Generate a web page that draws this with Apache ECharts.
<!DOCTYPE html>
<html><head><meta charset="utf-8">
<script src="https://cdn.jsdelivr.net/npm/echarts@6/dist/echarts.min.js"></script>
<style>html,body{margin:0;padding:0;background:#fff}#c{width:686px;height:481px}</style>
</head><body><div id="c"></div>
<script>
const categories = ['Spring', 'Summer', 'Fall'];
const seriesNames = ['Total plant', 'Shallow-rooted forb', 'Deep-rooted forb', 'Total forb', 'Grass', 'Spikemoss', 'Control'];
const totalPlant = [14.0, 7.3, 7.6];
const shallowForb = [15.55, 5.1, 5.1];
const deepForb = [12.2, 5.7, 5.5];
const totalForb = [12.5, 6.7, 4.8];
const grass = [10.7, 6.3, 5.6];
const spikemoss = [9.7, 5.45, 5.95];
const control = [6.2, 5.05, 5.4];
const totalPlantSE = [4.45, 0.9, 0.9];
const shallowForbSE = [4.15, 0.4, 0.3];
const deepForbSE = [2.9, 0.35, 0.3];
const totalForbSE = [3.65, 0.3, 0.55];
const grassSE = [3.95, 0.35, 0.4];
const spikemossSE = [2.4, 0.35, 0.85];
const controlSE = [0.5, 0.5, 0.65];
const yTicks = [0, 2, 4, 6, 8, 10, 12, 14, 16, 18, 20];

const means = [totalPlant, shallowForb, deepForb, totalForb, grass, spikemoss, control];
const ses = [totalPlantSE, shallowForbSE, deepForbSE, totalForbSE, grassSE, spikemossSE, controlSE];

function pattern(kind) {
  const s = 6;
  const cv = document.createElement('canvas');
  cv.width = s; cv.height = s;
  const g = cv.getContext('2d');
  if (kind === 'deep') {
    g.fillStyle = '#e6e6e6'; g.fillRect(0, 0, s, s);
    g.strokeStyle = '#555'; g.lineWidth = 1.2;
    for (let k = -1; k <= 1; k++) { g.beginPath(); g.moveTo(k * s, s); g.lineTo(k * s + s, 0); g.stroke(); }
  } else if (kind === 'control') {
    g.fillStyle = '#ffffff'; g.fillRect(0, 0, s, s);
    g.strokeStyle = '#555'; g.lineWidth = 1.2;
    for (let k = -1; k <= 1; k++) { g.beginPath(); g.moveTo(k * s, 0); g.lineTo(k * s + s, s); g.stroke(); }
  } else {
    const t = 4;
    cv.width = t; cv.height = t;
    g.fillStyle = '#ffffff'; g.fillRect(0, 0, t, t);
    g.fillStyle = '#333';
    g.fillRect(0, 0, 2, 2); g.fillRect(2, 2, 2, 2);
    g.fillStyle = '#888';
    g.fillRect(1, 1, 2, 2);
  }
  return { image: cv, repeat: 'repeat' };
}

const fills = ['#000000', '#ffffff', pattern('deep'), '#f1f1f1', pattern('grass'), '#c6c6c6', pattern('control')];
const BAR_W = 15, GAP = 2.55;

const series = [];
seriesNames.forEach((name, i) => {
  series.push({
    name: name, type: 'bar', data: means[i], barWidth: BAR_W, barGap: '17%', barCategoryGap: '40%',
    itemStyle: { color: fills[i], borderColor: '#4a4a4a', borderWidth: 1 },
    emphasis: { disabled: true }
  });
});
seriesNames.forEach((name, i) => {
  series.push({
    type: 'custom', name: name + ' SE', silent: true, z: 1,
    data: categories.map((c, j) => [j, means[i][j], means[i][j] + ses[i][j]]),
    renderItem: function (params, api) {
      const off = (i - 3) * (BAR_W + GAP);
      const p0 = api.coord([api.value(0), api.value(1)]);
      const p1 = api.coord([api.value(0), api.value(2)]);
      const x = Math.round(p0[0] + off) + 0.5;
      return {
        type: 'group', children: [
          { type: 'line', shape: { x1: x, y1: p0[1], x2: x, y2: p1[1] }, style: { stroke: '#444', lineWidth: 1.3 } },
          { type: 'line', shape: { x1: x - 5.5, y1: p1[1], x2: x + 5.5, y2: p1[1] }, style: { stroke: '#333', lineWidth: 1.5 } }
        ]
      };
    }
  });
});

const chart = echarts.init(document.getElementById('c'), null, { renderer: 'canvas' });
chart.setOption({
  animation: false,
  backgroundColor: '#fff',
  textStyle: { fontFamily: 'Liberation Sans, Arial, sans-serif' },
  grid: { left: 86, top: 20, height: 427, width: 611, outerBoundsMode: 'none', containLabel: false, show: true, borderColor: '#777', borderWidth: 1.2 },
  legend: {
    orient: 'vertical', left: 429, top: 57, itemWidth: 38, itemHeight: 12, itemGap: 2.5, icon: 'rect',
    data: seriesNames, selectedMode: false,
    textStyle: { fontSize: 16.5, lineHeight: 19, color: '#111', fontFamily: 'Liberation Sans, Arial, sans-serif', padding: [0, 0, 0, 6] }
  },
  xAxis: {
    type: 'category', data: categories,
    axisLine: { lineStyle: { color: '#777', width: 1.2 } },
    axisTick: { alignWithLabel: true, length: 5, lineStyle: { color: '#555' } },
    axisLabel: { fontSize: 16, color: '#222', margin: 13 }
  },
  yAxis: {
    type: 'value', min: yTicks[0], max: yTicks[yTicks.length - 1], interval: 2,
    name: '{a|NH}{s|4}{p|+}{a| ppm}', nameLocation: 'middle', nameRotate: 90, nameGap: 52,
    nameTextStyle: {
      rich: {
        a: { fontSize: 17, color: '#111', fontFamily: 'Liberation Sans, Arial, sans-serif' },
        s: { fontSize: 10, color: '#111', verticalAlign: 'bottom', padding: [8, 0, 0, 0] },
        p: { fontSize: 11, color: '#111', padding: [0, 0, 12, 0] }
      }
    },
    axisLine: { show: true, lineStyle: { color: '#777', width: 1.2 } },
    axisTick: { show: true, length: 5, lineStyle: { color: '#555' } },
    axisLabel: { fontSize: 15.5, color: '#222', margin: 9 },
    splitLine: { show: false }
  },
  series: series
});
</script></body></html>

◆ **REQUIRED TASK**: Give the lines again, exactly as they stand, from the beginning of the data through the line with "16, 18, 20];".

◆ **RIGHT ANSWER**:
Generate a web page that draws this with Apache ECharts.
<!DOCTYPE html>
<html><head><meta charset="utf-8">
<script src="https://cdn.jsdelivr.net/npm/echarts@6/dist/echarts.min.js"></script>
<style>html,body{margin:0;padding:0;background:#fff}#c{width:686px;height:481px}</style>
</head><body><div id="c"></div>
<script>
const categories = ['Spring', 'Summer', 'Fall'];
const seriesNames = ['Total plant', 'Shallow-rooted forb', 'Deep-rooted forb', 'Total forb', 'Grass', 'Spikemoss', 'Control'];
const totalPlant = [14.0, 7.3, 7.6];
const shallowForb = [15.55, 5.1, 5.1];
const deepForb = [12.2, 5.7, 5.5];
const totalForb = [12.5, 6.7, 4.8];
const grass = [10.7, 6.3, 5.6];
const spikemoss = [9.7, 5.45, 5.95];
const control = [6.2, 5.05, 5.4];
const totalPlantSE = [4.45, 0.9, 0.9];
const shallowForbSE = [4.15, 0.4, 0.3];
const deepForbSE = [2.9, 0.35, 0.3];
const totalForbSE = [3.65, 0.3, 0.55];
const grassSE = [3.95, 0.35, 0.4];
const spikemossSE = [2.4, 0.35, 0.85];
const controlSE = [0.5, 0.5, 0.65];
const yTicks = [0, 2, 4, 6, 8, 10, 12, 14, 16, 18, 20];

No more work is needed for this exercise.